President Barack Obama and congressional leaders have until midnight Friday to reach a budget agreement before the federal government shuts down, but it’s unclear which side will be blamed if it does.
House Republicans have submitted a plan that would cut trillions of dollars from the budget over the next decade.The White House and congressional Democrats have rejected the plan, saying it burdens poorer Americans.
University of Louisville political science Professor Dewey Clayton says it looks like an agreement may not happen, which could backfire on either President Barack Obama or Speaker John Boehner.
“It seems increasingly that the Republican leadership in particular is fearful of a shutdown because they think that ultimately they may pay politically because of this. And so I would not be surprised in the eleventh hour if Boehner breaks away from the tea partiers and comes up with some sort of compromise,” he says.
The latest polling indicates that there is enough blame to go around.
According to a NBC News/Wall Street Journal survey, 37 percent of respondents would blame congressional Republicans if there was a shutdown. Another 20 percent say they would blame Mr.
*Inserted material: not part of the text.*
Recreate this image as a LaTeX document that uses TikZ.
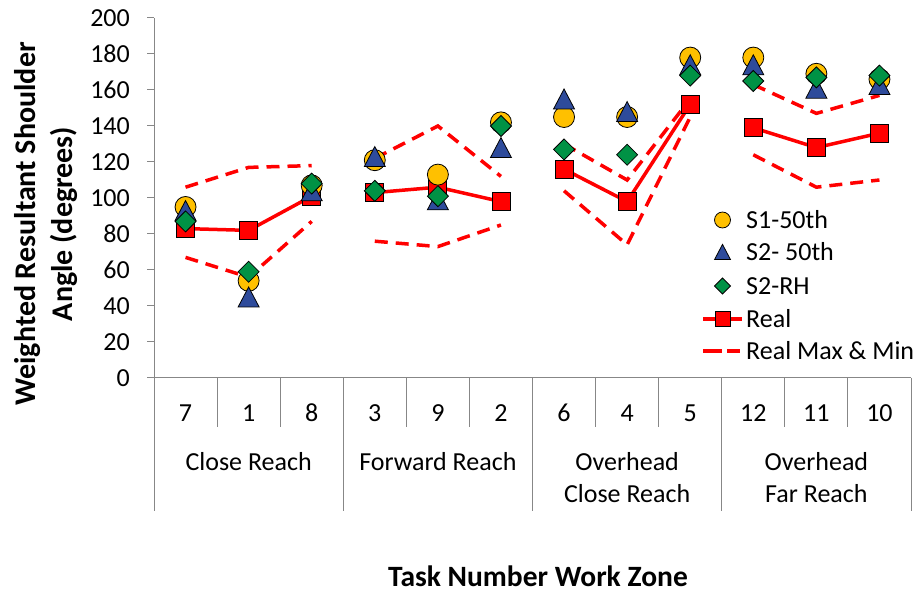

Obama.
Clayton says if a shutdown occurs, people will begin to see federal services they take for granted affected at the local level.
“There are a lot of local federal offices here, and if these people shut down or even go on a sort of limited basis as such that’s going to tie things up,” he says. “When people call looking for services that’s going to be a huge inconvenience to a lot of people and people are not going to be happy about that.”
The last government shut down was from late 1995 to early 1996.